Thursday, September 29, 2005

Quote of the Day 2: Chazal*

Do not seek to follow in the
footsteps of the Masters;
seek what they sought.
-- Zen saying

I've often wondered what Maimonides would have believed if he grew up in the late twentieth century. Surely, being a man inclined to science, he would have accepted evolution and the age and size of the Universe, but how would that have affected his religious views? What if he had studied the great philosophers of the last few centuries instead of those a millennium earlier? Would a post-Enlightenment Maimonides have been an atheist?

What about the writers of the Talmud? Those fine, inquisitive, argumentative minds? What would they have done with Darwin and Nietzsche?

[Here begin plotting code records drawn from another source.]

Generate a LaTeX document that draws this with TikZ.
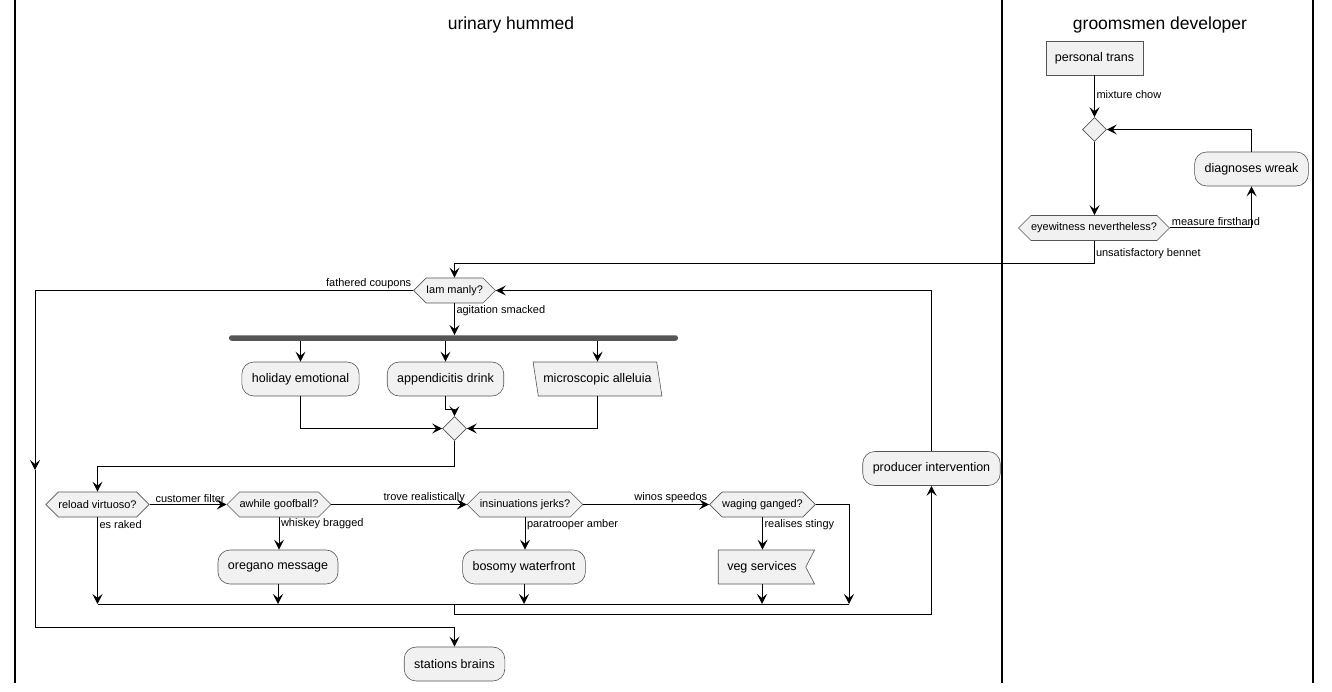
\documentclass[tikz,border=0pt]{standalone}
\usepackage{fontspec}
\setmainfont{Liberation Sans}
\usetikzlibrary{shapes.geometric, shapes.symbols, arrows.meta, positioning, calc}
\definecolor{actfill}{HTML}{F1F1F1}
\definecolor{actline}{HTML}{555555}
\definecolor{forkcol}{HTML}{555555}

\begin{document}
\begin{tikzpicture}[
        x=1pt, y=-1pt,
        action/.style={rectangle, rounded corners=12pt, draw=actline, line width=0.6pt, fill=actfill, minimum height=34pt, inner xsep=10pt, font=\fontsize{12.5}{15}\selectfont},
        plainbox/.style={action, rounded corners=0pt, inner xsep=9pt},
        parabox/.style={action, trapezium, rounded corners=0pt, trapezium left angle=106, trapezium right angle=74, trapezium stretches=true, inner xsep=5pt},
        flagbox/.style={action, signal, rounded corners=0pt, signal to=nowhere, signal from=east, signal pointer angle=125, inner xsep=9pt},
        query/.style={signal, signal to=west and east, signal pointer angle=90, draw=actline, line width=0.6pt, fill=actfill, minimum height=25pt, inner xsep=0pt, font=\fontsize{11}{13}\selectfont},
        junction/.style={diamond, draw=actline, line width=0.6pt, fill=actfill, minimum size=24pt, inner sep=0pt},
        forkbar/.style={rectangle, rounded corners=2.5pt, fill=forkcol, minimum width=449pt, minimum height=5.5pt, inner sep=0pt},
        lanetitle/.style={font=\fontsize{17.5}{20}\selectfont},
        lbl/.style={font=\fontsize{11}{13}\selectfont, inner sep=1.5pt},
        flow/.style={draw, line width=1pt, -{Stealth[length=10pt, width=10pt, inset=4pt]}},
        wire/.style={draw, line width=1pt},
        lane/.style={line width=2pt}
    ]
    \useasboundingbox (0,0) rectangle (1332,692);

    % Lanes
    \draw[lane] (15,0) -- (15,683);
    \draw[lane] (1002,0) -- (1002,683);
    \draw[lane] (1313,0) -- (1313,683);
    \node[lanetitle] (laneA) at (511,25) {urinary hummed};
    \node[lanetitle] (laneB) at (1160,25) {groomsmen developer};

    % Right lane
    \node[plainbox] (trans) at (1094.5,58) {personal trans};
    \node[junction] (loopd) at (1094.5,129.5) {};
    \node[query] (eyew) at (1094,228) {eyewitness nevertheless?};
    \node[action] (diag) at (1251.5,169) {diagnoses wreak};

    % Left lane
    \node[query] (manly) at (454.5,290.5) {Iam manly?};
    \node[forkbar] (fork) at (453.5,338) {};
    \node[action] (holi) at (300.5,379) {holiday emotional};
    \node[action] (appen) at (445.5,379) {appendicitis drink};
    \node[parabox] (micro) at (597.5,379) {microscopic alleluia};
    \node[junction] (endfork) at (454.5,428.5) {};
    \node[query] (reload) at (97.5,504.5) {reload virtuoso?};
    \node[query] (awhile) at (279,504.5) {awhile goofball?};
    \node[query] (insin) at (525,504.5) {insinuations jerks?};
    \node[query] (waging) at (762.5,504.5) {waging ganged?};
    \node[action] (oreg) at (278,567) {oregano message};
    \node[action] (bosom) at (524,567) {bosomy waterfront};
    \node[flagbox] (veg) at (762,567) {veg services};
    \node[action] (prod) at (931.5,468.5) {producer intervention};
    \node[action] (stat) at (454.5,664) {stations brains};

    \coordinate (wjoin) at (849,604);
    \coordinate (exithi) at (35,470);
    \coordinate (exitlo) at (35,627);

    % Edges, right lane
    \draw[flow] (trans.south) -- node[lbl, right, pos=0.45] {mixture chow} (loopd.north);
    \draw[flow] (loopd.south) -- (loopd.south |- eyew.north);
    \draw[flow] (eyew.east) -| node[lbl, anchor=south west, pos=0] {measure firsthand} (diag.south);
    \draw[flow] (diag.north) |- (loopd.east);
    \draw[flow] (eyew.south) -- node[lbl, right, pos=0.56] {unsatisfactory bennet} ++(0,23) -| (manly.north);

    % Loop
    \draw[flow] (manly.west) -| node[lbl, anchor=south east, pos=0] {fathered coupons} (exithi);
    \draw[flow] (exithi) -- (exitlo) -| (stat.north);
    \draw[flow] (prod.north) |- (manly.east);
    \draw[flow] (manly.south) -- node[lbl, right, pos=0.22] {agitation smacked} (manly.south |- fork.north);

    % Fork
    \foreach \b in {holi, appen, micro} {
        \draw[flow] (fork.south -| \b.north) -- (\b.north);
    }
    \draw[flow] (holi.south) |- (endfork.west);
    \draw[flow] (micro.south) |- (endfork.east);
    \draw[flow] (appen.south) -- ++(0,13) -| (endfork.north);
    \draw[flow] (endfork.south) -- ++(0,26) -| (reload.north);

    % Tests
    \draw[flow] (reload.east) -- node[lbl, anchor=south east, pos=1] {customer filter} (awhile.west);
    \draw[flow] (awhile.east) -- node[lbl, anchor=south east, pos=1] {trove realistically} (insin.west);
    \draw[flow] (insin.east) -- node[lbl, anchor=south east, pos=1] {winos speedos} (waging.west);
    \draw[flow] (waging.east) -| (wjoin);
    \draw[flow] (reload.south) -- node[lbl, right, pos=0.08] {es raked} (reload.south |- wjoin);
    \draw[flow] (awhile.south) -- node[lbl, right, pos=0.21] {whiskey bragged} (awhile.south |- oreg.north);
    \draw[flow] (insin.south) -- node[lbl, right, pos=0.24] {paratrooper amber} (insin.south |- bosom.north);
    \draw[flow] (waging.south) -- node[lbl, right, pos=0.24] {realises stingy} (waging.south |- veg.north);
    \foreach \b in {oreg, bosom, veg} {
        \draw[flow] (\b.south) -- (\b.south |- wjoin);
    }
    \draw[wire] (reload.south |- wjoin) -- (wjoin);
    \draw[flow] (manly.south |- wjoin) -- ++(0,10) -| (prod.south);

\end{tikzpicture}
\end{document}
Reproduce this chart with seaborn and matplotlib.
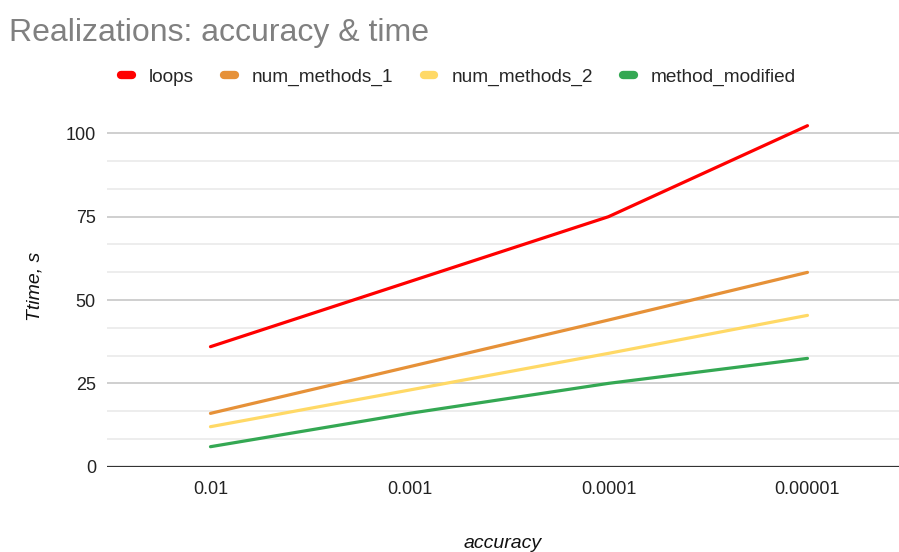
import numpy as np
import pandas as pd
import seaborn as sns
import matplotlib.pyplot as plt

# valores
accuracy = ['0.01', '0.001', '0.0001', '0.00001']
loops = [36, 55.5, 75, 102.3]
num_methods_1 = [16, 30, 44, 58.3]
num_methods_2 = [12, 23, 34, 45.4]
method_modified = [6, 16, 25, 32.5]

series = ['loops', 'num_methods_1', 'num_methods_2', 'method_modified']
colores = ['#ff0000', '#e69138', '#ffd966', '#34a853']

df = pd.DataFrame({
    'accuracy': accuracy * 4,
    'time': loops + num_methods_1 + num_methods_2 + method_modified,
    'serie': np.repeat(series, len(accuracy)),
})

sns.set_style('white')
plt.rcParams['font.family'] = ['Liberation Sans', 'DejaVu Sans']

fig = plt.figure(figsize=(8.99, 5.52), dpi=100)
ax = fig.add_axes([107 / 899, 1 - 466.7 / 552, 1 - 107 / 899, (466.7 - 106.7) / 552])

# rejilla
for v in np.arange(0, 108, 25 / 3):
    major = abs(v / 25 - round(v / 25)) < 1e-6
    if v == 0:
        continue
    ax.axhline(v, color='#cccccc' if major else '#e8e8e8', lw=1.3 if major else 1.1, zorder=0)
ax.axhline(0, color='#333333', lw=1.6, zorder=1)

sns.lineplot(data=df, x='accuracy', y='time', hue='serie', palette=colores,
             sort=False, linewidth=2.3, ax=ax, legend=False, zorder=3)

ax.set_xlim(-0.52, 3.46)
ax.set_ylim(0, 108)
ax.set_yticks([0, 25, 50, 75, 100])
ax.tick_params(axis='both', length=0, labelsize=13, colors='#222222')
ax.tick_params(axis='x', pad=10)
ax.tick_params(axis='y', pad=8)
for s in ax.spines.values():
    s.set_visible(False)

ax.set_xlabel('accuracy', fontsize=14, style='italic', color='#111111', labelpad=27)
ax.set_ylabel('Ttime, s', fontsize=14, style='italic', color='#111111', labelpad=16)

fig.text(9 / 899, 1 - 33 / 552, 'Realizations: accuracy & time', fontsize=23,
         color='#808080', va='center', ha='left')

handles = [plt.Line2D([], [], color=c, lw=6, solid_capstyle='round') for c in colores]
fig.legend(handles, series, loc='center', bbox_to_anchor=(0.51, 1 - 77 / 552), ncol=4,
           frameon=False, fontsize=13.7, handlelength=0.55, handletextpad=0.9,
           columnspacing=1.6)

fig.savefig('out.png', dpi=100)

For my Christian readers, what about St. Augustine? Wouldn't his body of work be different if he lived today. What if the authors of the Bible had known the real "Creation" story? How then would Genesis read?

Conversely, would a 12th century Richard Dawkins have been a religious fanatic? (Yes, yes, he's currently an areligious fanatic, don't comment about it.) Would I be writing seforim** like my ancestors instead of blogging as Jewish Atheist?

* "Chazal", according to Wikipedia, "stands for Chachomim Zichrono Livrocho which is Hebrew for 'our sages may their memory be blessed,'" and generally refers to the great Rabbis of the past.

** Books of Jewish learning.

Quote of the Day: Belief and Reason

"Rely not on the teacher, but on the teaching. Rely not on the words of the teaching, but on the spirit of the words. Rely not on theory, but on experience. Do not believe in anything simply because you have heard it. Do not believe in traditions because they have been handed down for many generations. Do not believe anything because it is spoken and rumored by many. Do not believe in anything because it is written in your religious books. Do not believe in anything merely on the authority of your teachers and elders. But after observation and analysis, when you find that anything agrees with reason and is conducive to the good and the benefit of one and all, then accept it and live up to it."

- the Buddha

via Metafilter

Monday, September 26, 2005

U.S. Presidents and the National Debt

It drives me crazy that fiscal conservatives still believe that the Republicans are their party. If any of my readers still believes this, please study the following graph:

(Apologies, I can't remember where I originally found this.)

Thursday, September 22, 2005

Evolution of the Horse

[E]volutionary stages of the horse (family Equidae) serve as an excellent illustration of the evolutionary process because it allows us to observe a step-by-step change in the shape of the bodies, the build of the limbs, and the structure of the teeth. In accordance with the changes in the environment, development continued from a five-toed mammal the size of a fox, to the single-hoofed, modern-sized horse we see today. --Wikipedia, Evolution of the Horse.

Wednesday, September 21, 2005

Bush Attorney General's Top* Priority: Pornography

Because we've won the War on Terror, the FBI has decided to form a "new anti-obscenity squad." FBI headquarters describes "the initiative as 'one of the top priorities' of [Bush's] Attorney General Alberto R. Gonzales."

The new squad will divert eight agents, a supervisor and assorted support staff to gather evidence against "manufacturers and purveyors" of pornography -- not the kind exploiting children, but the kind that depicts, and is marketed to, consenting adults. (link)

Thank God for that poor, persecuted Christian Right which is running our country. They always have their priorities in order.

* Edit: To be fair, it's only "one of the top priorities."

Tuesday, September 13, 2005

Is Absolute Morality Superior?

Not The Godol Hador makes another tiresome post ridiculing skeptics for not believing in absolute morality. He seems to believe that believing in one is superior because otherwise you can just make up your own morality.

Here's the big flaw:

When you claim to believe in absolute morality, you don't need to justify your moral beliefs in any way except to claim that God or some old book says so. This reasoning leads to religious wars and terrorism as well as the legal and practical enforcement of all sorts of hatred and discrimination. How does the Godol criticise a woman who kills her babies because she believes God told her to? Doesn't he believe that God commanded Abraham the same thing?

Moral relatavists, on the other hand, can make no claims of absolute morality, so their moral beliefs are open to debate. Contrary to what the Godol believes, this is a good thing, since morals can evolve and be improved by criticism and consensus.